-- START OF Record set --

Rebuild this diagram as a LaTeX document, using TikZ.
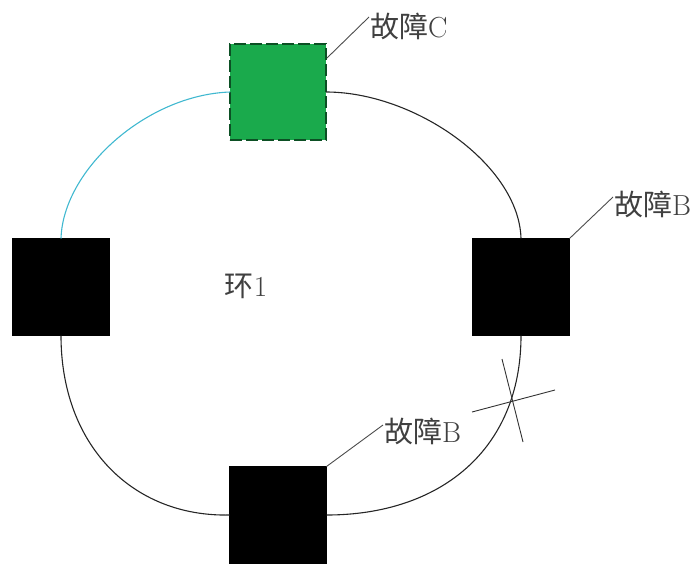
\documentclass[tikz,border=0pt]{standalone}
\usepackage{fontspec}
\newfontfamily\cjk{Noto Sans CJK SC}
\begin{document}
\begin{tikzpicture}[x=1pt,y=-1pt,
  blk/.style={fill=black,draw=black,line width=1pt,minimum size=97pt,inner sep=0pt,outer sep=0pt},
  grn/.style={fill={rgb,255:red,26;green,170;blue,76},draw={rgb,255:red,12;green,80;blue,36},dashed,dash pattern=on 12pt off 4pt,line width=1.8pt,minimum size=96pt,inner sep=0pt,outer sep=0pt},
  ring/.style={line width=1.1pt,draw=black!85},
  cyanring/.style={line width=1.1pt,draw={rgb,255:red,64;green,184;blue,208}},
  lbl/.style={anchor=west,inner sep=0pt,text=black!75,font=\fontsize{29}{34}\selectfont},
  lead/.style={line width=0.9pt,draw=black!70}]
\useasboundingbox (0,0) rectangle (700,563);
\node[grn] (sqC) at (278,92) {};
\node[blk] (sqR) at (521,287) {};
\node[blk] (sqL) at (61,287) {};
\node[blk] (sqB) at (278,515) {};
\draw[cyanring] (sqC.west) .. controls (146,95) and (63,170) .. (sqL.north);
\draw[ring] (sqC.east) .. controls (415,92) and (519,165) .. (sqR.north);
\draw[ring] (sqR.south) .. controls (521,450) and (440,515) .. (sqB.east);
\draw[ring] (sqB.west) .. controls (132,517) and (61,445) .. (sqL.south);
\node[lbl] (lC) at (370,26) {{\cjk 故障}C};
\node[lbl] (lR) at (614,204) {{\cjk 故障}B};
\node[lbl] (lB) at (384,431) {{\cjk 故障}B};
\node[lbl,anchor=center] (ring1) at (246,286) {{\cjk 环}1};
\coordinate (cC) at (327,58);
\draw[lead] (cC) -- ([xshift=-1pt,yshift=9pt]lC.west);
\draw[lead] (sqR.north east) -- ([xshift=-1pt,yshift=7pt]lR.west);
\draw[lead] (sqB.north east) -- ([xshift=-1pt,yshift=6pt]lB.west);
\coordinate (x1a) at (472,412);
\coordinate (x1b) at (555,390);
\coordinate (x2a) at (502,359);
\coordinate (x2b) at (523,442);
\draw[lead,draw=black!80] (x1a) -- (x1b);
\draw[lead,draw=black!80] (x2a) -- (x2b);
\end{tikzpicture}
\end{document}
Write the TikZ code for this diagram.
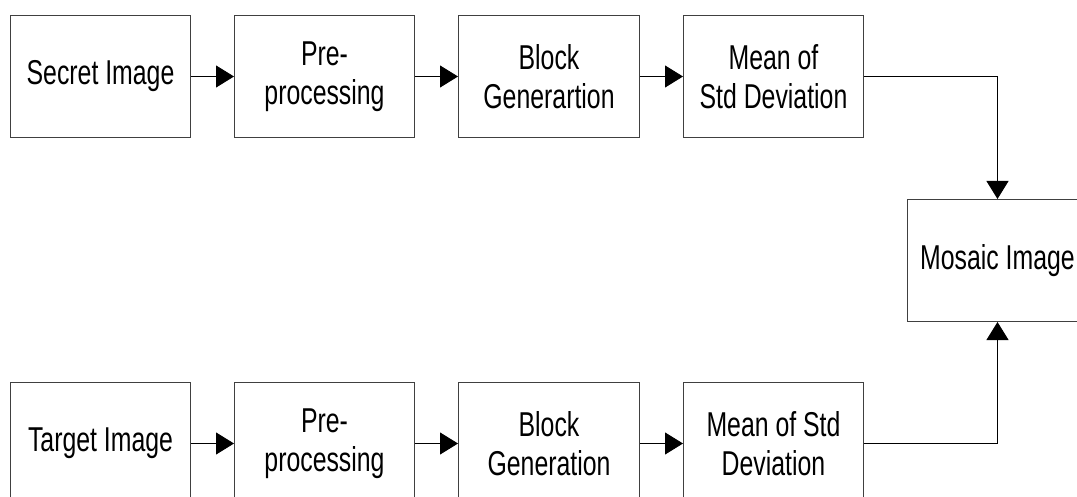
\documentclass[tikz,border=0pt]{standalone}
\usepackage{fontspec}
\setmainfont{Liberation Sans}[FakeStretch=0.72]
\usetikzlibrary{arrows.meta}
\begin{document}
\begin{tikzpicture}[x=1pt,y=-1pt,
  blk/.style={draw=black!75, line width=1pt, minimum width=180pt, minimum height=122pt,
    inner sep=0pt, align=center, anchor=north west,
    font=\fontsize{34.5}{39.5}\selectfont},
  conn/.style={draw=black, line width=1pt, -{Triangle[length=18pt,width=22pt]}}]
\useasboundingbox (0,0) rectangle (1077,497);
\clip (0,0) rectangle (1077,497);
% top row
\node[blk] (s1) at (10,15) {Secret Image};
\node[blk] (p1) at (234,15) {Pre-\\processing};
\node[blk, minimum width=181pt] (b1) at (458,15) {Block\\Generartion};
\node[blk] (m1) at (683,15) {Mean of\\Std Deviation};
% mosaic
\node[blk] (mo) at (907,199) {Mosaic Image};
% bottom row
\node[blk] (s2) at (10,382) {Target Image};
\node[blk] (p2) at (234,382) {Pre-\\processing};
\node[blk, minimum width=181pt] (b2) at (458,382) {Block\\Generation};
\node[blk] (m2) at (683,382) {Mean of Std\\Deviation};
% connectors
\draw[conn] (s1) -- (p1);
\draw[conn] (p1) -- (b1);
\draw[conn] (b1) -- (m1);
\draw[conn] (m1.east) -| (mo.north);
\draw[conn] (s2) -- (p2);
\draw[conn] (p2) -- (b2);
\draw[conn] (b2) -- (m2);
\draw[conn] (m2.east) -| (mo.south);
\end{tikzpicture}
\end{document}
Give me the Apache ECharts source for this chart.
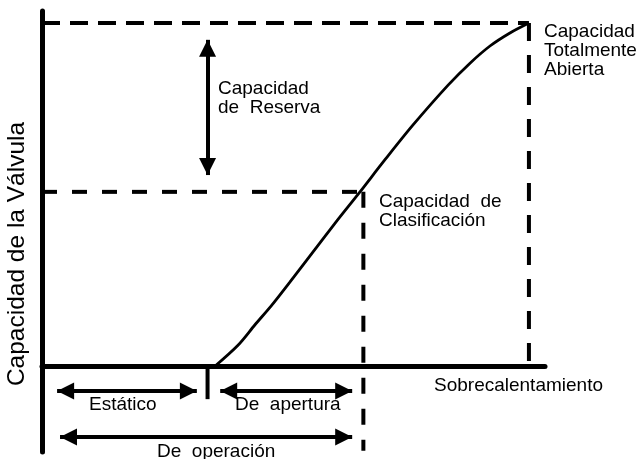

-- END OF Record set --

Job: Return every line containing "diagram".

Answer:
Rebuild this diagram as a LaTeX document, using TikZ.
Write the TikZ code for this diagram.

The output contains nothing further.